**Short problem:**
Search the material for "TypeScript" and show all lines that contain it.

**Task inputs:**
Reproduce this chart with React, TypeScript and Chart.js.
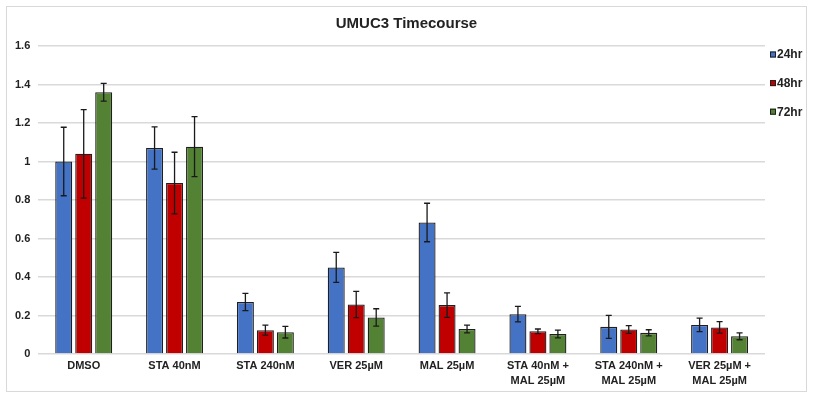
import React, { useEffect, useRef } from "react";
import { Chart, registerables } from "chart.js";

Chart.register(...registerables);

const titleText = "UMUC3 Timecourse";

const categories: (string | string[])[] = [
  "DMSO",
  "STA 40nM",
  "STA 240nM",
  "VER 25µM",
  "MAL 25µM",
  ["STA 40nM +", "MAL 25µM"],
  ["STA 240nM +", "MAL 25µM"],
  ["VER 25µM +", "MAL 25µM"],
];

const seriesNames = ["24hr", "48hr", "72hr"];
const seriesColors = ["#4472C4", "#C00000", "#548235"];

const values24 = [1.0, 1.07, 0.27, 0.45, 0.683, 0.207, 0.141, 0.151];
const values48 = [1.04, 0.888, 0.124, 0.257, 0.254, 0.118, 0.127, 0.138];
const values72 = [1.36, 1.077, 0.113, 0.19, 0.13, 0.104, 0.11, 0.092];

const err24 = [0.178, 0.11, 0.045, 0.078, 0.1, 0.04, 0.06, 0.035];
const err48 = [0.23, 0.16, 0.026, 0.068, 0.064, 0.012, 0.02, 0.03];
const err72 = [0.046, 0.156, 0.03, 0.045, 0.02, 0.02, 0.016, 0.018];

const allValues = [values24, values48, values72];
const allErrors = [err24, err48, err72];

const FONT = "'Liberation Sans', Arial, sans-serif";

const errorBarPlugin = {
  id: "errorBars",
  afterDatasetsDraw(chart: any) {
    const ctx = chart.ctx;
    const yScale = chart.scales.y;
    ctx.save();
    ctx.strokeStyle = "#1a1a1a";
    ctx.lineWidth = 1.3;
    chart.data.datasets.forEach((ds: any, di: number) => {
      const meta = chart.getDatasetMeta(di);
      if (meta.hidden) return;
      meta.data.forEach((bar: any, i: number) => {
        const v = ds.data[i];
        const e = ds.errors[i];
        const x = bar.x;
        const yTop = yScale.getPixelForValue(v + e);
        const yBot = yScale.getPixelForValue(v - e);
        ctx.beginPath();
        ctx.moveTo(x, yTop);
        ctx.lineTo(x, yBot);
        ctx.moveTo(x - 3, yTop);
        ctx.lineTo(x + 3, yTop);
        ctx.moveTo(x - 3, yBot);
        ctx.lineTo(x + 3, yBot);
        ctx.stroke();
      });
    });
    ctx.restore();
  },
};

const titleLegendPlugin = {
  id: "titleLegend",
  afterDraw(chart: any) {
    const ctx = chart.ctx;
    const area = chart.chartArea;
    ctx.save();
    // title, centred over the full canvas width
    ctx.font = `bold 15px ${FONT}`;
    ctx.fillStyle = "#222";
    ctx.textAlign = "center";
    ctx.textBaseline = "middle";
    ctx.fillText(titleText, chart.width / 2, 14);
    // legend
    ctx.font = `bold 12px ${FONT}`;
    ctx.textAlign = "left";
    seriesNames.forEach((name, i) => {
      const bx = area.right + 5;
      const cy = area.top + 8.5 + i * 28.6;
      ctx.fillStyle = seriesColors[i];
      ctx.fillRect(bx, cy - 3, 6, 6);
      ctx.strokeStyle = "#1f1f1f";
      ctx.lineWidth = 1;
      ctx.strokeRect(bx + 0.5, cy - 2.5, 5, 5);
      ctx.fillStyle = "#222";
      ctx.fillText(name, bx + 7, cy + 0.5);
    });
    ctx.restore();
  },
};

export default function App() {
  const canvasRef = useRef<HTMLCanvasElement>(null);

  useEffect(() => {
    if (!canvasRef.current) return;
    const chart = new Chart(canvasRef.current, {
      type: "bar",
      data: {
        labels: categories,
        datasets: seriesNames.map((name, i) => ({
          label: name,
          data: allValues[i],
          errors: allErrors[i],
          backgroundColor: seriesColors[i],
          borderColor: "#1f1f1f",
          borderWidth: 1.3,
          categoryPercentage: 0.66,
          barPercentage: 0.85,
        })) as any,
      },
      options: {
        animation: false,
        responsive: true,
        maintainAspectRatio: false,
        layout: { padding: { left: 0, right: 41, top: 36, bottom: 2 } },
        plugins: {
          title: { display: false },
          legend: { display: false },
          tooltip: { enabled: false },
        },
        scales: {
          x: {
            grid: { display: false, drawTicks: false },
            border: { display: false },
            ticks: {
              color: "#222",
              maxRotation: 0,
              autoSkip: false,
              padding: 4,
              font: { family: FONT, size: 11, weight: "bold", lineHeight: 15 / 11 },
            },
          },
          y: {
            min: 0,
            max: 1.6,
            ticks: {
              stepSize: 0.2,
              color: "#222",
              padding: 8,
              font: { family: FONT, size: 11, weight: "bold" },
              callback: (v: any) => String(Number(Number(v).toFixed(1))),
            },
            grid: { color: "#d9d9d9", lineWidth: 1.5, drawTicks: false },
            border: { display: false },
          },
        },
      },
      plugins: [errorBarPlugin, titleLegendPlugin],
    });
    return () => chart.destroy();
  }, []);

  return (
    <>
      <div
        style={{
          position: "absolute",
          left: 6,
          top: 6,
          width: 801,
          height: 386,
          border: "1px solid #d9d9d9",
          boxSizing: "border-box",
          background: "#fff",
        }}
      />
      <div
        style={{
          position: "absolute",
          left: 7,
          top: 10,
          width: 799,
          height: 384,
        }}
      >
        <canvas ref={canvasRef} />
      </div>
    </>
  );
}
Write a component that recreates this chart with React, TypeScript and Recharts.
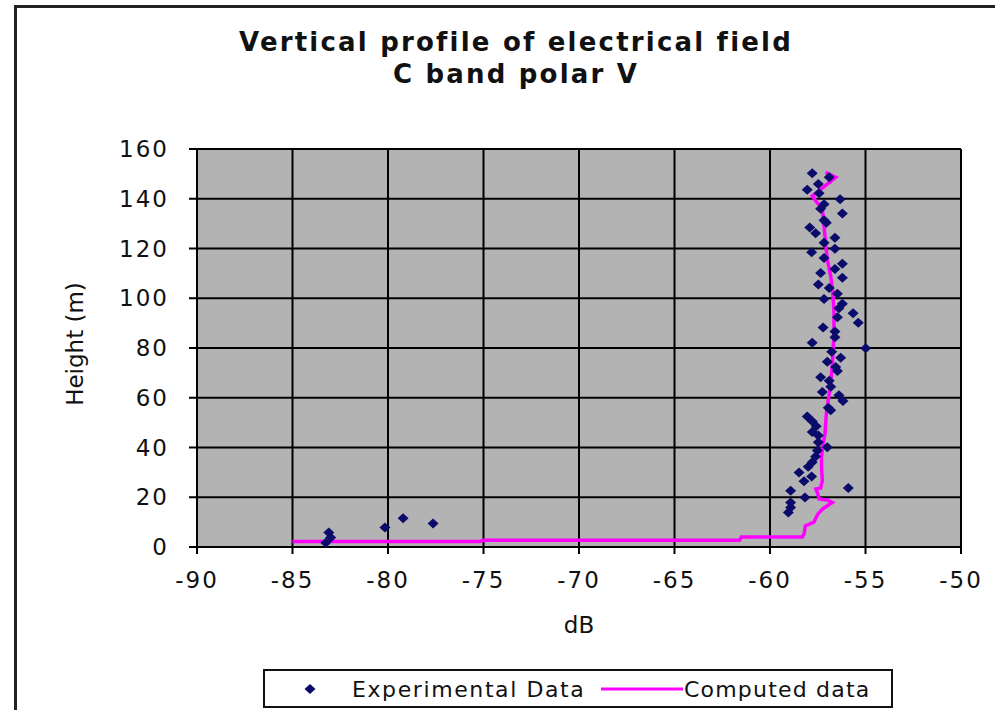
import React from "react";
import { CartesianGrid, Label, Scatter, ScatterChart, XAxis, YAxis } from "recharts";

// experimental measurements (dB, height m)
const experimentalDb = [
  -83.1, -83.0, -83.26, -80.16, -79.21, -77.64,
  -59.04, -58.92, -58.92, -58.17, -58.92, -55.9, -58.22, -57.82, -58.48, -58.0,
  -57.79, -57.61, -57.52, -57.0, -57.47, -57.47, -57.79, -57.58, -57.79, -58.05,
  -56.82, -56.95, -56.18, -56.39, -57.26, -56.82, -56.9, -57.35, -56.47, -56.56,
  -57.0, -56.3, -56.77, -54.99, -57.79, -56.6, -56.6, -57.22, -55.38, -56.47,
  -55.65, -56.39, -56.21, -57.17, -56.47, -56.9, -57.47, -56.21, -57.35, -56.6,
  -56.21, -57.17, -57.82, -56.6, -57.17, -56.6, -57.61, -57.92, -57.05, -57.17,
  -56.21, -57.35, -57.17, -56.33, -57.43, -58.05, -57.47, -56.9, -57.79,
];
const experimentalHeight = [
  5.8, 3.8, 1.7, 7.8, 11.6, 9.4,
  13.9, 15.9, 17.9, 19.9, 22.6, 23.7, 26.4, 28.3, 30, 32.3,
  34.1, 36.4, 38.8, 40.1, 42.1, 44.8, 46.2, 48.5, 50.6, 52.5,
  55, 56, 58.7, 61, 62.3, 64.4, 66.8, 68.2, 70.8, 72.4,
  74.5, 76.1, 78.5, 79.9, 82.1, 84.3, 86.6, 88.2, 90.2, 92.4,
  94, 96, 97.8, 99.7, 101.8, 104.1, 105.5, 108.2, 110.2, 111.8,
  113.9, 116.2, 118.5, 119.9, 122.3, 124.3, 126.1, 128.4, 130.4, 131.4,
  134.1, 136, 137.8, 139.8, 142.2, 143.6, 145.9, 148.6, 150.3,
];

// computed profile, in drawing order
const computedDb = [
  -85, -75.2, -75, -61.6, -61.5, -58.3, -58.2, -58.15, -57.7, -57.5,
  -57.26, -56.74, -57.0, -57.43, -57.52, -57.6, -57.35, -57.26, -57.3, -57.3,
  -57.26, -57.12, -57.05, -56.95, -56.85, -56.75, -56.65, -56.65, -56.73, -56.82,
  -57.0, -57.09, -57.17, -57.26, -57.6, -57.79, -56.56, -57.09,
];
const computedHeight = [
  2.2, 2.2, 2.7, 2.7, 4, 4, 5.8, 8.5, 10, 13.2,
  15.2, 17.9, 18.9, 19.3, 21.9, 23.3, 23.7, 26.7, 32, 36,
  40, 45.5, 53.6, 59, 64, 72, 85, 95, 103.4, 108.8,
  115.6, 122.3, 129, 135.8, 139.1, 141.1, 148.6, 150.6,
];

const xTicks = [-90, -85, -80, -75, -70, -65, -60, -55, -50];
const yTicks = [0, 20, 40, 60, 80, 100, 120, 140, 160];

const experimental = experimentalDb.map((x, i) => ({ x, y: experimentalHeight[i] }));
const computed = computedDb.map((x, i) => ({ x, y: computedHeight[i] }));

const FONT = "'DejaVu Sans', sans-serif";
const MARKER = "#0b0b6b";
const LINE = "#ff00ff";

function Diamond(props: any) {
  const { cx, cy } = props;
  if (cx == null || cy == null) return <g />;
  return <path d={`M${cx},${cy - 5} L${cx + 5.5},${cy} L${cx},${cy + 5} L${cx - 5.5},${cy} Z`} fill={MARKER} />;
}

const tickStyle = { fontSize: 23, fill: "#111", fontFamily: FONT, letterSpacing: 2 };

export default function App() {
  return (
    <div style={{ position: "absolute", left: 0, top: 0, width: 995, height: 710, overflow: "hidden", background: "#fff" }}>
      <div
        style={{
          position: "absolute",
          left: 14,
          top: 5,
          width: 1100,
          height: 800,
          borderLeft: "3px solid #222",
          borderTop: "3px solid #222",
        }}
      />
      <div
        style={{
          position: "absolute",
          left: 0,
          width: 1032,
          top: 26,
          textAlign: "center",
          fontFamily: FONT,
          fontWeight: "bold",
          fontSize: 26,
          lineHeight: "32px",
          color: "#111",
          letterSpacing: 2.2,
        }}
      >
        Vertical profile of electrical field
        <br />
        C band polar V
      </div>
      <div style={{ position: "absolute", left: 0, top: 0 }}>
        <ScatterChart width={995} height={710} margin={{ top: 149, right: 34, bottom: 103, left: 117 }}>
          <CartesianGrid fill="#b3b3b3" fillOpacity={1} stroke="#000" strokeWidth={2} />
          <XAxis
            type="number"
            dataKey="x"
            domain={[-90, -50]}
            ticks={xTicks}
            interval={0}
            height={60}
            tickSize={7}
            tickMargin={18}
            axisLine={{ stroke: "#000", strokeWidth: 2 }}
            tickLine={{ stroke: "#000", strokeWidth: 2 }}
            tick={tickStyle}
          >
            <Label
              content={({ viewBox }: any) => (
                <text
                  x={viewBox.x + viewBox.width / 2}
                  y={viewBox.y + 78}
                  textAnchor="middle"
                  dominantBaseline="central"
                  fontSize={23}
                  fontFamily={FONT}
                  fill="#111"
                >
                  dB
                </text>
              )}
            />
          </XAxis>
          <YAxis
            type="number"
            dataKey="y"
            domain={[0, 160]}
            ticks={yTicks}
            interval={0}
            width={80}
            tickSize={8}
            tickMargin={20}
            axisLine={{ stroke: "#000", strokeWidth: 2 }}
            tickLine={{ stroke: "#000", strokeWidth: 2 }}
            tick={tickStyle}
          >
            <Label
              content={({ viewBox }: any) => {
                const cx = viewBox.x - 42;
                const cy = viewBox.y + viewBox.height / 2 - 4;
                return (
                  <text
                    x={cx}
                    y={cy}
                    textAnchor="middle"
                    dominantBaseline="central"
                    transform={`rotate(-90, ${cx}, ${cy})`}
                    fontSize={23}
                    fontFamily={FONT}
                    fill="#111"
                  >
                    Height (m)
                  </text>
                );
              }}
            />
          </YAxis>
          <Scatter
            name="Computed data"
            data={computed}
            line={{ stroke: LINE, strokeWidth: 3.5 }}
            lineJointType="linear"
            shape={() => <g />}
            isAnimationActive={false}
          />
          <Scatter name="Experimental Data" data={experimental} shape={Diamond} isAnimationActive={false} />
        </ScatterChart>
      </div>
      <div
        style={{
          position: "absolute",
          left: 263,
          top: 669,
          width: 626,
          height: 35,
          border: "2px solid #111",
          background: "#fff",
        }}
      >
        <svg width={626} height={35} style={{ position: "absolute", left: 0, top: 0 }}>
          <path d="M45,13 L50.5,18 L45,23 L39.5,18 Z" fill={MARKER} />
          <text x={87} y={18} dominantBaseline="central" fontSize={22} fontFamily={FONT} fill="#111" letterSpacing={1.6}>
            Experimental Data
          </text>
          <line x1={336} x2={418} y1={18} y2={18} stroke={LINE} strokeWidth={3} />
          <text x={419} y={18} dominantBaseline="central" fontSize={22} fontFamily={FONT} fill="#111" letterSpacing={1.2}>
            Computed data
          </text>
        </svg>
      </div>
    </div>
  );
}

**Written answer:**
Reproduce this chart with React, TypeScript and Chart.js.
Write a component that recreates this chart with React, TypeScript and Recharts.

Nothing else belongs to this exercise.